Most of us can relate on some level.

We want our holiday experiences to meet our needs, boost us, and reintroduce us to joy. It’s all there waiting to be had, but there’s always more. It’s a sandwich. We have the marshmallow fluff on one side, simple, all clean and pretty, full of possibility, and then we have the peanut butter on the other, laden with an equal amount of complexity. Slap those two pieces of bread together, and presto, we have the perfect storm Holiday snack.

You may not be able to do much excavation on this topic, and you may want to “get through it” with minimal discomfort. It might be enough to acknowledge that every smiling face you see downtown, at a Holiday Fair, school play, church, temple, work party, or even at your own holiday table has their own sandwich. It might be well-wrapped in foil, a zip lock bag, or maybe even in Tupperware, but it’s likely there.

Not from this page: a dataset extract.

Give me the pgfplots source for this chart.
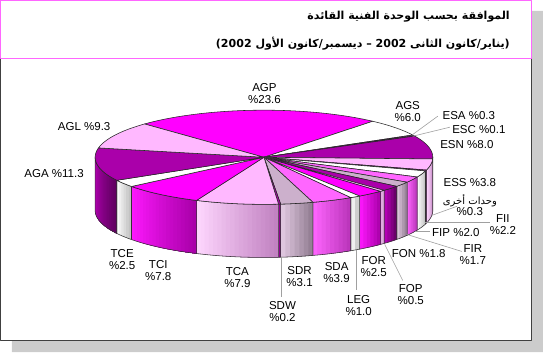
\documentclass[border=0pt]{standalone}
\usepackage{fontspec}
\usepackage{pgfplots}
\pgfplotsset{compat=1.18}
\setmainfont{Liberation Sans}
\newfontfamily\arabicfont[Script=Arabic]{DejaVu Sans}
\TeXXeTstate=1
% six slice colours: top, left and right of the side gradient
\definecolor{MT}{HTML}{FF00FF}\definecolor{ML}{HTML}{FF18FF}\definecolor{MR}{HTML}{A800A8}
\definecolor{WT}{HTML}{FFFFFF}\definecolor{WL}{HTML}{FFFFFF}\definecolor{WR}{HTML}{BEBEBE}
\definecolor{PT}{HTML}{FF66FF}\definecolor{PL}{HTML}{FF66FF}\definecolor{PR}{HTML}{B833B8}
\definecolor{GT}{HTML}{CCB0CC}\definecolor{GL}{HTML}{E4CCE4}\definecolor{GR}{HTML}{8F7A8F}
\definecolor{DT}{HTML}{AA00AA}\definecolor{DL}{HTML}{C000C0}\definecolor{DR}{HTML}{5F005F}
\definecolor{LT}{HTML}{FFB8FF}\definecolor{LL}{HTML}{FFD8FF}\definecolor{LR}{HTML}{C080C0}
\definecolor{shadow}{HTML}{CCCCCC}
\definecolor{titlebox}{HTML}{FF66FF}
\definecolor{leader}{HTML}{A0A0A0}
\def\slicedata{23.6/M,6.0/W,0.3/P,0.1/G,8.0/D,3.8/L,0.3/M,2.2/W,2.0/P,1.7/G,1.8/D,0.5/L,2.5/M,1.0/W,3.9/P,3.1/G,0.2/D,7.9/L,7.8/M,2.5/W,11.3/D,9.3/L}
\def\total{99.8}\def\startang{135}
\def\cx{264.5}\def\cy{158}\def\rx{168.5}\def\ry{47}\def\depth{53}
\newcommand\AppendArc[4]{% from, to, steps, vertical offset
  \foreach \i in {0,...,#3}{%
    \pgfmathsetmacro\tt{#1+(#2-(#1))*\i/#3}%
    \pgfmathsetmacro\XX{\cx+\rx*cos(\tt)}%
    \pgfmathsetmacro\YY{\cy-\ry*sin(\tt)+#4}%
    \xdef\ptlist{\ptlist (\XX,\YY)}%
  }}
\newcommand\lab[3]{\node[align=center,inner sep=0pt,font=\fontsize{11.5}{12}\selectfont] at (axis cs:#1,#2) {#3};}
\newcommand\lead[4]{\addplot[leader,line width=0.6pt] coordinates {(#1,#2) (#3,#4)};}
\begin{document}
\begin{tikzpicture}
\begin{axis}[scale only axis,width=543pt,height=353pt,xmin=0,xmax=543,ymin=0,ymax=353,
  y dir=reverse,axis lines=none,clip=false,enlargelimits=false,line join=round]
% frame
\addplot[fill=shadow,draw=none] coordinates {(531,12) (543,12) (543,352.5) (13,352.5) (13,341) (531,341)} --cycle;
\addplot[fill=white,draw=black!75,line width=0.9pt] coordinates {(1.5,59) (531,59) (531,341) (1.5,341)} --cycle;
\addplot[fill=white,draw=titlebox,line width=0.9pt] coordinates {(1.5,1.5) (531,1.5) (531,59) (1.5,59)} --cycle;
% sides: each band is painted from its left edge to the right end of the slice, so no seams show
\xdef\cum{0}
\foreach \v/\c in \slicedata {%
  \pgfmathsetmacro\sa{\startang-360*(\cum/\total)}%
  \pgfmathsetmacro\newcum{\cum+\v}\xdef\cum{\newcum}%
  \pgfmathsetmacro\ea{\startang-360*(\cum/\total)}%
  \pgfmathsetmacro\hi{min(\sa,0)}%
  \pgfmathsetmacro\lo{max(\ea,-180)}%
  \pgfmathtruncatemacro\vis{\hi>\lo ? 1 : 0}%
  \ifnum\vis=1
    \pgfmathtruncatemacro\nb{max(1,round((\hi-\lo)/1.5))}%
    \pgfmathtruncatemacro\nbm{\nb-1}%
    \pgfmathtruncatemacro\ns{max(2,round((\hi-\lo)/2))}%
    \foreach \k in {0,...,\nbm}{%
      \pgfmathsetmacro\aa{\lo+(\hi-\lo)*\k/\nb}%
      \pgfmathsetmacro\pct{100-100*(\k+0.5)/\nb}%
      \xdef\ptlist{}%
      \AppendArc{\aa}{\hi}{\ns}{0}%
      \AppendArc{\hi}{\aa}{\ns}{\depth}%
      \edef\temp{\noexpand\addplot[fill={\c L!\pct!\c R},draw=none] coordinates {\ptlist} --cycle;}%
      \temp
    }%
    \xdef\ptlist{}%
    \AppendArc{\lo}{\hi}{\ns}{0}%
    \AppendArc{\hi}{\lo}{\ns}{\depth}%
    \edef\temp{\noexpand\addplot[draw=black!80,line width=0.55pt] coordinates {\ptlist} --cycle;}%
    \temp
  \fi
}
% tops
\xdef\cum{0}
\foreach \v/\c in \slicedata {%
  \pgfmathsetmacro\sa{\startang-360*(\cum/\total)}%
  \pgfmathsetmacro\newcum{\cum+\v}\xdef\cum{\newcum}%
  \pgfmathsetmacro\ea{\startang-360*(\cum/\total)}%
  \pgfmathtruncatemacro\ns{max(2,round((\sa-\ea)/2))}%
  \xdef\ptlist{(\cx,\cy)}%
  \AppendArc{\sa}{\ea}{\ns}{0}%
  \edef\temp{\noexpand\addplot[fill=\c T,draw=black!85,line width=0.55pt] coordinates {\ptlist} --cycle;}%
  \temp
}
% leader lines
\lead{412}{136}{438}{117}
\lead{413}{137}{450}{128}
\lead{432}{216}{457}{207}
\lead{425}{223}{490}{223}
\lead{415}{232}{430}{232}
\lead{407}{235}{462}{252}
\lead{385}{245}{403}{281}
\lead{357}{251}{357}{290}
\lead{282}{258}{282}{297}
% labels
\lab{265}{94}{AGP\\\%23.6}
\lab{408}{112}{AGS\\\%6.0}
\lab{469}{116}{ESA \%0.3}
\lab{479}{130}{ESC \%0.1}
\lab{467}{145}{ESN \%8.0}
\lab{470}{183}{ESS \%3.8}
\node[inner sep=0pt,font=\fontsize{10}{12}\selectfont] at (axis cs:470,201) {\arabicfont\beginR وحدات أخرى\endR};
\lab{470}{212}{\%0.3}
\lab{503}{225}{FII\\\%2.2}
\lab{456}{233}{FIP \%2.0}
\lab{473}{255}{FIR\\\%1.7}
\lab{419}{254}{FON \%1.8}
\lab{411}{295}{FOP\\\%0.5}
\lab{374}{267}{FOR\\\%2.5}
\lab{359}{306}{LEG\\\%1.0}
\lab{337}{273}{SDA\\\%3.9}
\lab{300}{277}{SDR\\\%3.1}
\lab{283}{312}{SDW\\\%0.2}
\lab{238}{278}{TCA\\\%7.9}
\lab{159}{271}{TCI\\\%7.8}
\lab{123}{260}{TCE\\\%2.5}
\lab{55}{174}{AGA \%11.3}
\lab{85}{127}{AGL \%9.3}
% title
\node[anchor=east,inner sep=0pt,font=\fontsize{11}{13}\selectfont] at (axis cs:510,18) {\arabicfont\bfseries\beginR الموافقة بحسب الوحدة الفنية القائدة\endR};
\node[anchor=east,inner sep=0pt,font=\fontsize{11}{13}\selectfont] at (axis cs:510,45) {\arabicfont\bfseries\beginR (يناير/كانون الثانى \beginL 2002\endL{} – ديسمبر/كانون الأول \beginL 2002\endL{})\endR};
\end{axis}
\end{tikzpicture}
\end{document}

If we can acknowledge that the tough stuff rises to the top when we least want it to, that it throws us off from time to time, and that if we make some room for it in a safe place and time, we might be able to carve out some real joy and peace.

I might still be on the grief train by the time my Christmas holiday arrives, but I know the train will stop at a station for hot chocolate and gingerbread with whipped cream. I will leave my Kleenex box on the train, get off, and thoroughly enjoy my treats. Please join me. I’ll be the one with my hand in the marshmallow bag. Give joy a go, even if intermittently.